En plus de cinq siècles d'histoire des Kazakhs, la question de la terre au sein de cette société nomade a toujours été au centre des débats. Mais lorsque, au début du XXe siècle, le pouvoir colonial russe a engagé la réforme agraire de Stolypine en profitant des steppes kazakhes, le problème est devenu crucial. Pour les Kazakhs, qui n'étaient pas encore sédentarisés, il s'agissait de survivre et de perdurer en tant que peuple à part entière. Après l'instauration forcée du communisme soviétique au Kazakhstan, malgré le slogan officiel qui proclamait "La terre aux paysans", la question a été renvoyée à des jours meilleurs. Subitement le régime communiste a disparu [en 1991], laissant au pauvre Kazakhstan désormais indépendant le soin de trancher ce noeud gordien. Le régime évanoui a aussi légué en héritage une élite politique constituée par l'ancienne nomenklatura, qui n'a aucune envie d'assumer ses responsabilités et de satisfaire la revendication la plus essentielle et la plus sensible des Kazakhs.
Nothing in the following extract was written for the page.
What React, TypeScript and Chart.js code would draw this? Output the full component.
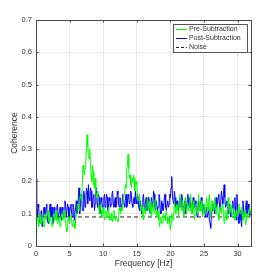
import React, { useEffect, useRef } from "react";
import { Chart, registerables } from "chart.js";

Chart.register(...registerables);

// Frequency grid spacing (Hz) of the coherence estimates
const FREQ_STEP = 0.1;

// Coherence before subtraction (green), one row per Hz
const PRE_SUBTRACTION = [
  0.04, 0.07, 0.09, 0.08, 0.06, 0.09, 0.10, 0.07, 0.07, 0.09,
  0.09, 0.07, 0.06, 0.09, 0.10, 0.08, 0.08, 0.10, 0.11, 0.08,
  0.07, 0.09, 0.09, 0.07, 0.06, 0.08, 0.10, 0.09, 0.08, 0.10,
  0.11, 0.08, 0.07, 0.08, 0.09, 0.07, 0.06, 0.09, 0.10, 0.09,
  0.08, 0.10, 0.11, 0.09, 0.07, 0.06, 0.045, 0.07, 0.09, 0.08,
  0.07, 0.09, 0.10, 0.08, 0.06, 0.07, 0.08, 0.07, 0.055, 0.08,
  0.10, 0.12, 0.13, 0.12, 0.11, 0.14, 0.16, 0.15, 0.14, 0.20,
  0.25, 0.23, 0.22, 0.24, 0.26, 0.30, 0.345, 0.31, 0.28, 0.27,
  0.30, 0.26, 0.22, 0.20, 0.25, 0.23, 0.19, 0.18, 0.21, 0.17,
  0.15, 0.16, 0.17, 0.13, 0.10, 0.12, 0.13, 0.11, 0.09, 0.11,
  0.12, 0.10, 0.08, 0.09, 0.11, 0.10, 0.09, 0.11, 0.12, 0.09,
  0.08, 0.09, 0.10, 0.08, 0.075, 0.09, 0.11, 0.10, 0.08, 0.085,
  0.09, 0.08, 0.075, 0.09, 0.12, 0.11, 0.10, 0.12, 0.11, 0.13,
  0.14, 0.16, 0.17, 0.19, 0.18, 0.23, 0.25, 0.285, 0.24, 0.21,
  0.22, 0.19, 0.18, 0.21, 0.20, 0.22, 0.21, 0.17, 0.19, 0.20,
  0.19, 0.16, 0.14, 0.15, 0.16, 0.12, 0.11, 0.13, 0.12, 0.09,
  0.08, 0.11, 0.12, 0.10, 0.11, 0.14, 0.15, 0.12, 0.11, 0.13,
  0.14, 0.10, 0.09, 0.12, 0.13, 0.11, 0.10, 0.14, 0.15, 0.11,
  0.09, 0.10, 0.11, 0.08, 0.06, 0.08, 0.09, 0.07, 0.07, 0.09,
  0.10, 0.09, 0.08, 0.10, 0.11, 0.09, 0.07, 0.08, 0.09, 0.07,
  0.05, 0.07, 0.10, 0.09, 0.08, 0.11, 0.14, 0.12, 0.10, 0.12,
  0.13, 0.11, 0.09, 0.12, 0.16, 0.13, 0.11, 0.12, 0.14, 0.12,
  0.09, 0.12, 0.15, 0.13, 0.10, 0.12, 0.13, 0.11, 0.11, 0.14,
  0.16, 0.13, 0.10, 0.12, 0.14, 0.11, 0.08, 0.10, 0.12, 0.11,
  0.10, 0.13, 0.16, 0.13, 0.11, 0.12, 0.14, 0.11, 0.09, 0.11,
  0.13, 0.12, 0.10, 0.13, 0.15, 0.13, 0.11, 0.14, 0.16, 0.12,
  0.09, 0.12, 0.14, 0.12, 0.11, 0.13, 0.15, 0.12, 0.10, 0.12,
  0.13, 0.10, 0.08, 0.10, 0.12, 0.11, 0.10, 0.12, 0.13, 0.10,
  0.07, 0.09, 0.11, 0.10, 0.08, 0.12, 0.15, 0.12, 0.10, 0.12,
  0.13, 0.11, 0.09, 0.10, 0.12, 0.10, 0.08, 0.10, 0.11, 0.10,
  0.09, 0.11, 0.13, 0.11, 0.10, 0.11, 0.12, 0.10, 0.08, 0.09,
  0.11, 0.09, 0.065, 0.08, 0.10, 0.09, 0.09, 0.11, 0.12, 0.10,
  0.10,
];

// Coherence after subtraction (blue), one row per Hz
const POST_SUBTRACTION = [
  0.21, 0.12, 0.09, 0.13, 0.12, 0.08, 0.07, 0.10, 0.11, 0.06,
  0.08, 0.11, 0.12, 0.10, 0.09, 0.12, 0.13, 0.08, 0.07, 0.10,
  0.11, 0.13, 0.09, 0.10, 0.12, 0.07, 0.08, 0.12, 0.11, 0.09,
  0.09, 0.12, 0.13, 0.08, 0.10, 0.11, 0.12, 0.09, 0.08, 0.12,
  0.11, 0.09, 0.10, 0.14, 0.13, 0.09, 0.09, 0.13, 0.12, 0.08,
  0.10, 0.12, 0.13, 0.10, 0.09, 0.13, 0.12, 0.08, 0.10, 0.12,
  0.14, 0.10, 0.11, 0.15, 0.18, 0.10, 0.12, 0.16, 0.15, 0.11,
  0.11, 0.17, 0.16, 0.12, 0.13, 0.18, 0.17, 0.13, 0.19, 0.15,
  0.14, 0.18, 0.17, 0.12, 0.12, 0.15, 0.16, 0.11, 0.13, 0.17,
  0.18, 0.13, 0.12, 0.16, 0.15, 0.10, 0.11, 0.15, 0.14, 0.12,
  0.12, 0.15, 0.16, 0.12, 0.13, 0.16, 0.15, 0.11, 0.11, 0.15,
  0.14, 0.12, 0.13, 0.16, 0.17, 0.13, 0.12, 0.14, 0.15, 0.12,
  0.13, 0.17, 0.16, 0.13, 0.12, 0.15, 0.14, 0.11, 0.13, 0.16,
  0.15, 0.13, 0.12, 0.14, 0.16, 0.12, 0.13, 0.16, 0.15, 0.13,
  0.14, 0.17, 0.16, 0.13, 0.12, 0.14, 0.15, 0.13, 0.17, 0.14,
  0.13, 0.16, 0.15, 0.12, 0.11, 0.14, 0.14, 0.10, 0.12, 0.15,
  0.16, 0.12, 0.11, 0.14, 0.15, 0.11, 0.12, 0.15, 0.14, 0.11,
  0.10, 0.13, 0.15, 0.12, 0.13, 0.17, 0.16, 0.12, 0.11, 0.14,
  0.14, 0.11, 0.12, 0.16, 0.15, 0.11, 0.10, 0.14, 0.13, 0.11,
  0.12, 0.15, 0.16, 0.12, 0.11, 0.13, 0.14, 0.12, 0.13, 0.16,
  0.15, 0.18, 0.215, 0.16, 0.14, 0.13, 0.17, 0.15, 0.12, 0.13,
  0.14, 0.12, 0.11, 0.13, 0.15, 0.12, 0.12, 0.16, 0.14, 0.11,
  0.10, 0.14, 0.13, 0.10, 0.11, 0.14, 0.16, 0.13, 0.12, 0.15,
  0.14, 0.11, 0.10, 0.13, 0.15, 0.12, 0.12, 0.14, 0.13, 0.10,
  0.09, 0.12, 0.14, 0.12, 0.11, 0.13, 0.15, 0.12, 0.10, 0.12,
  0.13, 0.11, 0.09, 0.11, 0.12, 0.09, 0.10, 0.12, 0.08, 0.07,
  0.055, 0.09, 0.11, 0.13, 0.13, 0.11, 0.10, 0.13, 0.15, 0.12,
  0.12, 0.15, 0.16, 0.13, 0.11, 0.14, 0.17, 0.15, 0.13, 0.16,
  0.19, 0.15, 0.12, 0.13, 0.14, 0.11, 0.10, 0.12, 0.13, 0.10,
  0.09, 0.11, 0.12, 0.14, 0.10, 0.12, 0.15, 0.11, 0.08, 0.16,
  0.12, 0.09, 0.07, 0.10, 0.11, 0.08, 0.06, 0.10, 0.14, 0.11,
  0.09, 0.11, 0.12, 0.14, 0.10, 0.11, 0.13, 0.11, 0.09, 0.10,
  0.11,
];

const NOISE_LEVEL = 0.09;
const X_RANGE = [0, 32];
const Y_RANGE = [0, 0.7];
const X_TICKS = [0, 5, 10, 15, 20, 25, 30];
const Y_TICKS = [0, 0.1, 0.2, 0.3, 0.4, 0.5, 0.6, 0.7];
const SERIES_LABELS = ["Pre-Subtraction", "Post-Subtraction", "Noise"];
const X_TITLE = "Frequency [Hz]";
const Y_TITLE = "Coherence";

const FONT = "'Liberation Sans', Arial, Helvetica, sans-serif";
const TEXT_COLOR = "#303030";
const AXIS_COLOR = "#4a4a4a";
const GREEN = "#00ff00";
const BLUE = "#0000ff";
const NOISE_COLOR = "#222222";

const boxPlugin = {
  id: "matlabBox",
  afterDraw(chart: any) {
    const { ctx, chartArea } = chart;
    const { left, right, top, bottom } = chartArea;
    const xs = chart.scales.x;
    const ys = chart.scales.y;
    ctx.save();
    ctx.strokeStyle = AXIS_COLOR;
    ctx.lineWidth = 1;
    ctx.strokeRect(Math.round(left) + 0.5, Math.round(top) + 0.5, Math.round(right - left), Math.round(bottom - top));
    const tl = 2.5;
    ctx.beginPath();
    X_TICKS.forEach((v) => {
      const px = Math.round(xs.getPixelForValue(v)) + 0.5;
      ctx.moveTo(px, bottom);
      ctx.lineTo(px, bottom - tl);
      ctx.moveTo(px, top);
      ctx.lineTo(px, top + tl);
    });
    Y_TICKS.forEach((v) => {
      const py = Math.round(ys.getPixelForValue(v)) + 0.5;
      ctx.moveTo(left, py);
      ctx.lineTo(left + tl, py);
      ctx.moveTo(right, py);
      ctx.lineTo(right - tl, py);
    });
    ctx.stroke();

    // legend
    const lx = 173.5, ly = 24.5, lw = 74, lh = 28;
    ctx.fillStyle = "#ffffff";
    ctx.fillRect(lx, ly, lw, lh);
    ctx.strokeStyle = "#555555";
    ctx.strokeRect(lx, ly, lw, lh);
    const colors = [GREEN, BLUE, NOISE_COLOR];
    const rowY = [29.5, 38.5, 47.5];
    ctx.font = `7px ${FONT}`;
    ctx.textBaseline = "middle";
    ctx.textAlign = "left";
    SERIES_LABELS.forEach((label, i) => {
      ctx.strokeStyle = colors[i];
      ctx.lineWidth = 1;
      ctx.setLineDash(i === 2 ? [3, 2] : []);
      ctx.beginPath();
      ctx.moveTo(176, rowY[i]);
      ctx.lineTo(187, rowY[i]);
      ctx.stroke();
      ctx.setLineDash([]);
      ctx.fillStyle = TEXT_COLOR;
      ctx.fillText(label, 189, rowY[i]);
    });
    ctx.restore();
  },
};

export default function App() {
  const ref = useRef<HTMLCanvasElement | null>(null);

  useEffect(() => {
    document.body.style.margin = "0";
    const canvas = ref.current;
    if (!canvas) return;
    const pre = PRE_SUBTRACTION.map((y, i) => ({ x: i * FREQ_STEP, y }));
    const post = POST_SUBTRACTION.map((y, i) => ({ x: i * FREQ_STEP, y }));
    const noise = X_RANGE.map((x) => ({ x, y: NOISE_LEVEL }));

    const chart = new Chart(canvas, {
      type: "line",
      data: {
        datasets: [
          { label: SERIES_LABELS[0], data: pre, borderColor: GREEN, borderWidth: 1, pointRadius: 0, tension: 0 },
          { label: SERIES_LABELS[1], data: post, borderColor: BLUE, borderWidth: 1, pointRadius: 0, tension: 0 },
          { label: SERIES_LABELS[2], data: noise, borderColor: NOISE_COLOR, borderWidth: 1, borderDash: [4, 3], pointRadius: 0 },
        ],
      },
      options: {
        responsive: false,
        animation: false,
        events: [],
        layout: { padding: { top: 20, right: 26, left: 0, bottom: 0 } },
        plugins: { legend: { display: false }, tooltip: { enabled: false } },
        scales: {
          x: {
            type: "linear",
            min: X_RANGE[0],
            max: X_RANGE[1],
            afterBuildTicks: (s: any) => { s.ticks = X_TICKS.map((v) => ({ value: v })); },
            afterFit: (s: any) => { s.height = 31; },
            grid: { color: "#e6e6e6", drawTicks: false, lineWidth: 1 },
            border: { display: false },
            ticks: {
              color: TEXT_COLOR,
              font: { family: FONT, size: 7.5 },
              padding: 3,
              maxRotation: 0,
              callback: (v: any) => String(v),
            },
            title: {
              display: true,
              text: X_TITLE,
              color: TEXT_COLOR,
              font: { family: FONT, size: 8.5 },
              padding: { top: 0, bottom: 8 },
            },
          },
          y: {
            type: "linear",
            min: Y_RANGE[0],
            max: Y_RANGE[1],
            afterBuildTicks: (s: any) => { s.ticks = Y_TICKS.map((v) => ({ value: v })); },
            afterFit: (s: any) => { s.width = 36; },
            grid: { color: "#e6e6e6", drawTicks: false, lineWidth: 1 },
            border: { display: false },
            ticks: {
              color: TEXT_COLOR,
              font: { family: FONT, size: 7.5 },
              padding: 4,
              callback: (v: any) => (v === 0 ? "0" : Number(v).toFixed(1)),
            },
            title: {
              display: true,
              text: Y_TITLE,
              color: TEXT_COLOR,
              font: { family: FONT, size: 8.5 },
              padding: { top: 10, bottom: 0 },
            },
          },
        },
      },
      plugins: [boxPlugin],
    });
    return () => chart.destroy();
  }, []);

  return (
    <div style={{ width: 277, height: 277, background: "#ffffff" }}>
      <canvas ref={ref} width={277} height={277} style={{ display: "block" }} />
    </div>
  );
}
La loi sur la terre adoptée en 2005, qui prévoit la possibilité de la vendre en propriété privée, en témoigne. Très impopulaire, elle a soulevé une vague d'indignation dans toute la société, et une pétition contre elle a recueilli plus de 1 million de signatures. Tout cela n'a abouti qu'à des représailles cruelles : l'ex-ministre de l'Agriculture et ancien akim [gouverneur] de la région de Kostanaï, considérée comme le grenier à blé du pays, Baltach Tursumbaev, président du comité qui avait lancé la pétition, a vu sa voiture incendiée. Les chefs de l'opposition avaient alors déclaré que c'était sur ordre du palais présidentiel d'Akorda [à Astana].
A ce jour, nous ne nourrissons même pas notre propre population
Ensuite, près de 400 km2 de terres kazakhes ont été cédées à la Chine. Enfin, le ministère de l'Agriculture a déclaré que le pays était prêt à fournir plus de 35 000 km2 de terre agricoles (soit une fois et demie la superficie de l'Etat d'Israël) à des investisseurs étrangers, ce qu'a confirmé le vice-ministre, Arman Evniev. L'an dernier, son administration avait identifié des exploitants prêts à proposer leurs terres à des investisseurs étrangers afin que ceux-ci y installent leurs entreprises ou des sociétés mixtes, ou encore investissent dans des entreprises existantes afin d'exploiter ces terres. Au Kazakhstan, les terres appartiennent encore à l'Etat, "moins de 1 % sont à des propriétaires privés, tout le reste est loué pour des durées moyennes ou longues", en général quarante-neuf ans. Plus de 3,5 millions d'hectares non cultivés pour diverses raisons avaient été repérés dans dix régions kazakhes, surtout celles du Nord, de l'Ouest et de l'Est.
Selon Baltach Tursumbaev, céder des terres agricoles à des étrangers porte "atteinte à la souveraineté du secteur agricole du Kazakhstan". "Historiquement et pratiquement, nous sommes un pays agricole, explique-t-il. Pourtant, à ce jour, nous ne nourrissons pas notre propre population." Selon le ministère de l'Agriculture, nous importons en effet jusqu'à 40 % du lait consommé, 29 % de la viande et environ 43 % des fruits et légumes que nous mangeons.
De plus, 40 % de la population, à une écrasante majorité kazakhe, vit dans des villages. Si les terres agricoles sont vendues à des étrangers, la plupart des ruraux se retrouveront sans moyen de subsistance. Le Conseil national de sécurité aurait examiné les mesures à prendre pour assurer la sécurité alimentaire de la population - "un objectif stratégique du Kazakhstan pour les dix années à venir", selon le président Noursoultan Nazarbaev. Baltach Tursumbaev est convaincu qu'aucun investisseur européen ne se tournera vers le Kazakhstan, les conditions d'exploitation des terres y étant trop différentes. D'autant que les pays européens préfèrent subventionner leur agriculture. Bref, les terres agricoles kazakhes n'intéressent sans doute personne d'autre que des "investisseurs" chinois.